━━━ RECORDS FOR PROCESSING ━━━

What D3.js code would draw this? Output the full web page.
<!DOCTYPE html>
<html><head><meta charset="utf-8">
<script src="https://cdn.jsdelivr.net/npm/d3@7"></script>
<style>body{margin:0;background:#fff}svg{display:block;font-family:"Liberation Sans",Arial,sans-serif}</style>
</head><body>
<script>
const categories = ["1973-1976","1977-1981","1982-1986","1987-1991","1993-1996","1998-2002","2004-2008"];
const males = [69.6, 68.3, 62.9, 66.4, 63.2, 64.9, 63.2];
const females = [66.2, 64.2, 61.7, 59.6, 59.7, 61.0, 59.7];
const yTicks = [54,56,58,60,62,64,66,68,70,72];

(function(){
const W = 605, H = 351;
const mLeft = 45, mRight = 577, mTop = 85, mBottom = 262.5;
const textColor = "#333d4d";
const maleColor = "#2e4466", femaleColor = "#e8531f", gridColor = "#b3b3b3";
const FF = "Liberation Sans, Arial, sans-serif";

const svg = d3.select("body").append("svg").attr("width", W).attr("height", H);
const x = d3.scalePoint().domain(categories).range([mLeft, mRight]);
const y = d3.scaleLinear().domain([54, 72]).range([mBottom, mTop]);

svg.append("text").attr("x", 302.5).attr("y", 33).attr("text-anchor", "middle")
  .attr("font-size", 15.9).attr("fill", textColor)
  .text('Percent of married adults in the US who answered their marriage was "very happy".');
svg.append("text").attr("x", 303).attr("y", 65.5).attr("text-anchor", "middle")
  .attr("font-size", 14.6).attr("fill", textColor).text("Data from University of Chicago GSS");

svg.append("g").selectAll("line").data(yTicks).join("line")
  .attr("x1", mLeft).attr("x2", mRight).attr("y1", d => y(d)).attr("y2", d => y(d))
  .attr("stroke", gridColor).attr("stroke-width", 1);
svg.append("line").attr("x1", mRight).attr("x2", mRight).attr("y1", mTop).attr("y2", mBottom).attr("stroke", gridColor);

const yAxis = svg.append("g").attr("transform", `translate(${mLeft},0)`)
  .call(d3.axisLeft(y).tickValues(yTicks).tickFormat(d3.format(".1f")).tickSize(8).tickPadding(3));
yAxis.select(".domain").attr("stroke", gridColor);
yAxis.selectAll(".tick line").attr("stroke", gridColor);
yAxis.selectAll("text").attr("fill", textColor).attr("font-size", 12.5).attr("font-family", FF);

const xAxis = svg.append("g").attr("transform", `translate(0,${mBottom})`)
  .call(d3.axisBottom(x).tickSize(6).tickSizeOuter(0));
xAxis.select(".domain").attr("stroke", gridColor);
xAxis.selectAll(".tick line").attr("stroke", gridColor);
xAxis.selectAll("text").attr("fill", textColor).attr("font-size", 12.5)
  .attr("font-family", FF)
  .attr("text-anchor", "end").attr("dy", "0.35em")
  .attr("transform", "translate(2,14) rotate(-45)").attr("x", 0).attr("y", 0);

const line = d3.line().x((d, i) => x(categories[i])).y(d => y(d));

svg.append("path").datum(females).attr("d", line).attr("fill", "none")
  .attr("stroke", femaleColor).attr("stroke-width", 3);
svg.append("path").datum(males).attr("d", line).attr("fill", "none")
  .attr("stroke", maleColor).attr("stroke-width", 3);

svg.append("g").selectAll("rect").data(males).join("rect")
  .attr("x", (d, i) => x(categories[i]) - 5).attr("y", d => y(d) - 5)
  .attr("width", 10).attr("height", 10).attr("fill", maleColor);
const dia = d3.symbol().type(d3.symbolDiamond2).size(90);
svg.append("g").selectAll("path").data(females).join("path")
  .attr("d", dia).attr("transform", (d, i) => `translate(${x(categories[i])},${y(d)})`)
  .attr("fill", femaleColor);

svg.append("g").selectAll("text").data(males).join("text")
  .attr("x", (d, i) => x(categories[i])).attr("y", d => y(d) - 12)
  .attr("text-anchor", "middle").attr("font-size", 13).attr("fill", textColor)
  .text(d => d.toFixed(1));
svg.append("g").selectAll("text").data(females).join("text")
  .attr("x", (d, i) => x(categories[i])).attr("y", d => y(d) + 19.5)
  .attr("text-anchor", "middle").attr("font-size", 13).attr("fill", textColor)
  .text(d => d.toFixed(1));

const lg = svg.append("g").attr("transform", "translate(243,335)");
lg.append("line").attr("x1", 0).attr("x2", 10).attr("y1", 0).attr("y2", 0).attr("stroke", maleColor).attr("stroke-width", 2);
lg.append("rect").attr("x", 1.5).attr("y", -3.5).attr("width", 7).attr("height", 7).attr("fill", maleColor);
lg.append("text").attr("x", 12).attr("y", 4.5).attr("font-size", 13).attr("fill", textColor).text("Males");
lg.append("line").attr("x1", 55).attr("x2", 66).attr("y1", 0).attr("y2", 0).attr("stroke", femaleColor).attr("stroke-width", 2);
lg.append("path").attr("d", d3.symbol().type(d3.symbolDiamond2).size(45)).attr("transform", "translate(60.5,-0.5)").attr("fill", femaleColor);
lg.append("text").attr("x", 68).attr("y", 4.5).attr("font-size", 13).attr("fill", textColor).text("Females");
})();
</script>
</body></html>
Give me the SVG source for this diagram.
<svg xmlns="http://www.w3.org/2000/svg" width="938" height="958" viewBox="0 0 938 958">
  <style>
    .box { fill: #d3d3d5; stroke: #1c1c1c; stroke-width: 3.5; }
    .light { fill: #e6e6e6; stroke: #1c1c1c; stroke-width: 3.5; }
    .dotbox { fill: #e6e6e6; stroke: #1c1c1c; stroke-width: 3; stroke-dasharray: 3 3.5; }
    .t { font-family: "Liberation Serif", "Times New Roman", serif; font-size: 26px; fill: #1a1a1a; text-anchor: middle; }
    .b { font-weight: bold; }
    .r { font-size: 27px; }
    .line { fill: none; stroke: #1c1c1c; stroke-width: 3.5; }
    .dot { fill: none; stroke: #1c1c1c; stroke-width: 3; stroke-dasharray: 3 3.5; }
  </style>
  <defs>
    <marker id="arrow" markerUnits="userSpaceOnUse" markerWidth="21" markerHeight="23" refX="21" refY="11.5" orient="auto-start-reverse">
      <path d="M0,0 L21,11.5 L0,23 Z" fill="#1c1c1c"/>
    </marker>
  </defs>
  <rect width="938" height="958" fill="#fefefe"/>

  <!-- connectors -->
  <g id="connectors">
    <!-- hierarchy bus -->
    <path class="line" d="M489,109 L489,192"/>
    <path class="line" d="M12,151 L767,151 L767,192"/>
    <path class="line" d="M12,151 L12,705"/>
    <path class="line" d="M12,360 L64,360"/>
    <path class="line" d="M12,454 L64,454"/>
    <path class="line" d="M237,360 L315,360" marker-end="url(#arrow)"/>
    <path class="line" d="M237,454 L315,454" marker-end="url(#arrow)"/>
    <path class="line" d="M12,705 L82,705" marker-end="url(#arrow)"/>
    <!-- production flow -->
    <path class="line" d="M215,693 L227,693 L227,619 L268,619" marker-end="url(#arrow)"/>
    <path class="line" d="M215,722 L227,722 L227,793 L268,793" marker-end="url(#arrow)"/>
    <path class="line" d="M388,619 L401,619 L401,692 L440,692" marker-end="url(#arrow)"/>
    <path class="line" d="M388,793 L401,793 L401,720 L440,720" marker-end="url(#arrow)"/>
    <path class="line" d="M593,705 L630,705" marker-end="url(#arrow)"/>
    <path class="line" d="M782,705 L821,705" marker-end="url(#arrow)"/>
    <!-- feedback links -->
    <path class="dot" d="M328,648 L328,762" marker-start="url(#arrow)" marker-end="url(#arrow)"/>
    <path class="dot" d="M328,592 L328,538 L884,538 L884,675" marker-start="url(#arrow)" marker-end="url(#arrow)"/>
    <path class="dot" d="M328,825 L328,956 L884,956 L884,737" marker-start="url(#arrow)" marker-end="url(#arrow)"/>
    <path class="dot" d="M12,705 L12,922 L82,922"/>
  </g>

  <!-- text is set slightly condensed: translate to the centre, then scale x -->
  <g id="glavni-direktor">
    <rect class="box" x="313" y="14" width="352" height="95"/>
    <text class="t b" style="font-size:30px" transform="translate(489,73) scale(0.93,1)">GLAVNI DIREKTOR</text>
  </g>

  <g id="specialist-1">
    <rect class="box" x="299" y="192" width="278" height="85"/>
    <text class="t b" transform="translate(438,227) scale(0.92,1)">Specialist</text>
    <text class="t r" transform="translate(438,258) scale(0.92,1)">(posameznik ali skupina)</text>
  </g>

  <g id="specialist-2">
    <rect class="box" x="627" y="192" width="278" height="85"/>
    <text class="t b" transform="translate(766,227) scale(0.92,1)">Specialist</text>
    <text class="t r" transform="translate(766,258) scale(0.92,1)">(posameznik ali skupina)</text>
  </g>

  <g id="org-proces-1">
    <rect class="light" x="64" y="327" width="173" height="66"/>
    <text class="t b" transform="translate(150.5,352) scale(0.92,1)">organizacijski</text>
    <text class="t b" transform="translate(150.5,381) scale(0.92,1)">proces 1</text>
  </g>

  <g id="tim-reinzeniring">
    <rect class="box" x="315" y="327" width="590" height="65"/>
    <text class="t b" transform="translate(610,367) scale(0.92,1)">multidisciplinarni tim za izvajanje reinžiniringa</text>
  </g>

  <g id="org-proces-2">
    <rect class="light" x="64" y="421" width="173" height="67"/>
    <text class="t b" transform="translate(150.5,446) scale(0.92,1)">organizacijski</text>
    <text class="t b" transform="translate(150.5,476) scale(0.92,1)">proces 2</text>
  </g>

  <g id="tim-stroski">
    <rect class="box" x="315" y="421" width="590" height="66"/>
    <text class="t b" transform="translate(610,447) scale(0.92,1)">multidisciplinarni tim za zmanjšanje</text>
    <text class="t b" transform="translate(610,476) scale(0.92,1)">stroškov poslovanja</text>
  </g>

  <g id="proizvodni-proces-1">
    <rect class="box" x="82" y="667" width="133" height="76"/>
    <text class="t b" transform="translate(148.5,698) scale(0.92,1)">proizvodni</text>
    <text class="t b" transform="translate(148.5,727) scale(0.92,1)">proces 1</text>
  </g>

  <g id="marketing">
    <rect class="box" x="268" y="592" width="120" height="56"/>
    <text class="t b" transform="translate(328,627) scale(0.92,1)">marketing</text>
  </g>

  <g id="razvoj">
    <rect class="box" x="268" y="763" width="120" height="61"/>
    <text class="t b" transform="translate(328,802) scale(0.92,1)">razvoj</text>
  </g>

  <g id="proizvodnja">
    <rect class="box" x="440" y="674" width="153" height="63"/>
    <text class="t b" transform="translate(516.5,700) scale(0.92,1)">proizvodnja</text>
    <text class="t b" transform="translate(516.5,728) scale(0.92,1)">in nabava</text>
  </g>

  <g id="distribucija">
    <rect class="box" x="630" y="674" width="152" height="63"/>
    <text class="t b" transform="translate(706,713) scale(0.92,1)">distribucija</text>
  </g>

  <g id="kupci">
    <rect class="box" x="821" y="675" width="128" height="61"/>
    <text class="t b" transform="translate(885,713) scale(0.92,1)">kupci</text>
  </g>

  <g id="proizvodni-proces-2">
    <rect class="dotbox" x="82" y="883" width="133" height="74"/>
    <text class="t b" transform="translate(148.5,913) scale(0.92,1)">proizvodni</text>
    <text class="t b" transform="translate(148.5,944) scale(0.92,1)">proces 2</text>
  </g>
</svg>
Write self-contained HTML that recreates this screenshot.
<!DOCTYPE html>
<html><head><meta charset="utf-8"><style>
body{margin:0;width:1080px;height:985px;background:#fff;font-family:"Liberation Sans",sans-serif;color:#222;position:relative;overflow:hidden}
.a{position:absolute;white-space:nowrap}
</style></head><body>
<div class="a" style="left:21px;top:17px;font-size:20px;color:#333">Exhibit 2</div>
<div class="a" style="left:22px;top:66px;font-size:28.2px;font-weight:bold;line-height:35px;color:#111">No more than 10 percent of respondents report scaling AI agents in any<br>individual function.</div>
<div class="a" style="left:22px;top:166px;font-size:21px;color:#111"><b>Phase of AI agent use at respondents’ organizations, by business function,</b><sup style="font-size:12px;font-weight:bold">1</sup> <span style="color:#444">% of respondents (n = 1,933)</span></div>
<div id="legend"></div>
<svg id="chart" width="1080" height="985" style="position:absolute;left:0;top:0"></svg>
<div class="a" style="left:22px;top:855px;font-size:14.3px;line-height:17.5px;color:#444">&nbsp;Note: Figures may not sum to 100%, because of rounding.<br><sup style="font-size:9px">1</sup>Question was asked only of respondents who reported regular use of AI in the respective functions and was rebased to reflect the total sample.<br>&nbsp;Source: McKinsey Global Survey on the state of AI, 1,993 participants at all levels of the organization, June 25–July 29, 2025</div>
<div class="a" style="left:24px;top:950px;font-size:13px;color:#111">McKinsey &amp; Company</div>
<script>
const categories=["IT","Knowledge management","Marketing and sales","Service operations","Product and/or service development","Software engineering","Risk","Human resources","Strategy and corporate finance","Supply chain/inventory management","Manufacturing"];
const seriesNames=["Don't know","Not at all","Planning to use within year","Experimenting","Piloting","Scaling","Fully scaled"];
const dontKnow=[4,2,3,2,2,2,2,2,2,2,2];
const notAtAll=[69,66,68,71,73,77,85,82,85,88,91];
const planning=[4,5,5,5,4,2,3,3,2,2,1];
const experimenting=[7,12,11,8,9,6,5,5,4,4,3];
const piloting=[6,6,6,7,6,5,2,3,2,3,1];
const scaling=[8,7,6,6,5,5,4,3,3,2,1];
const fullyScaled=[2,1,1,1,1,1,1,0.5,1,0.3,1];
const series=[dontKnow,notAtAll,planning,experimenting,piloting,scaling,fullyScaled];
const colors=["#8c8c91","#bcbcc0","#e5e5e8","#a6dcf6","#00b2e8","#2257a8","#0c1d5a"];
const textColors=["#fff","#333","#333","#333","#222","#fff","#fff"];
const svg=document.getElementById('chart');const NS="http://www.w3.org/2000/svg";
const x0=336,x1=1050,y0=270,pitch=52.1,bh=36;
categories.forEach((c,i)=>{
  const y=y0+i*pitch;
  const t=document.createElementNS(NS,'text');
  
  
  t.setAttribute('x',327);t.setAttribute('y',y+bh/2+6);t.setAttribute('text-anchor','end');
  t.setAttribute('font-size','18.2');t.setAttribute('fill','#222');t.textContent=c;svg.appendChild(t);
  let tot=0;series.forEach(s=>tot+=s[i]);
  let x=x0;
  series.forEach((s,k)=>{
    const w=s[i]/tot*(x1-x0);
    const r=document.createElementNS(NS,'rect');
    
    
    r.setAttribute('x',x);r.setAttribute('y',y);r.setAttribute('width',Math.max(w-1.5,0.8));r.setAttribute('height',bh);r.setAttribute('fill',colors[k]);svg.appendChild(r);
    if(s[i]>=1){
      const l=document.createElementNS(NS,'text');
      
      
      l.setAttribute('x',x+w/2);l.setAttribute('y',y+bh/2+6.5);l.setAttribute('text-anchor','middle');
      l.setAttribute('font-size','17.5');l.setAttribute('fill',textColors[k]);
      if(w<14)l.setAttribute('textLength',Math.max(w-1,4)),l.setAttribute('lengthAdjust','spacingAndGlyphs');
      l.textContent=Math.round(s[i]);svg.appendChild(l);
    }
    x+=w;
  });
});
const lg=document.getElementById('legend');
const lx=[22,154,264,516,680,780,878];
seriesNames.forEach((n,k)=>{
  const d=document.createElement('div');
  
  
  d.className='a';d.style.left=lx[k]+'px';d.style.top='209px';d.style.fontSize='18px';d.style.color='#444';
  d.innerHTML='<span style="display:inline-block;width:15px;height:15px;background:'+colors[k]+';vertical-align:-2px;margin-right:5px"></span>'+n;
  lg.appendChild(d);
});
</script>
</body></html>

━━━

*THE EXERCISE*
Show all lines in the entries above where the string "this" appears.

*WORKED SOLUTION*
What D3.js code would draw this? Output the full web page.
Give me the SVG source for this diagram.
Write self-contained HTML that recreates this screenshot.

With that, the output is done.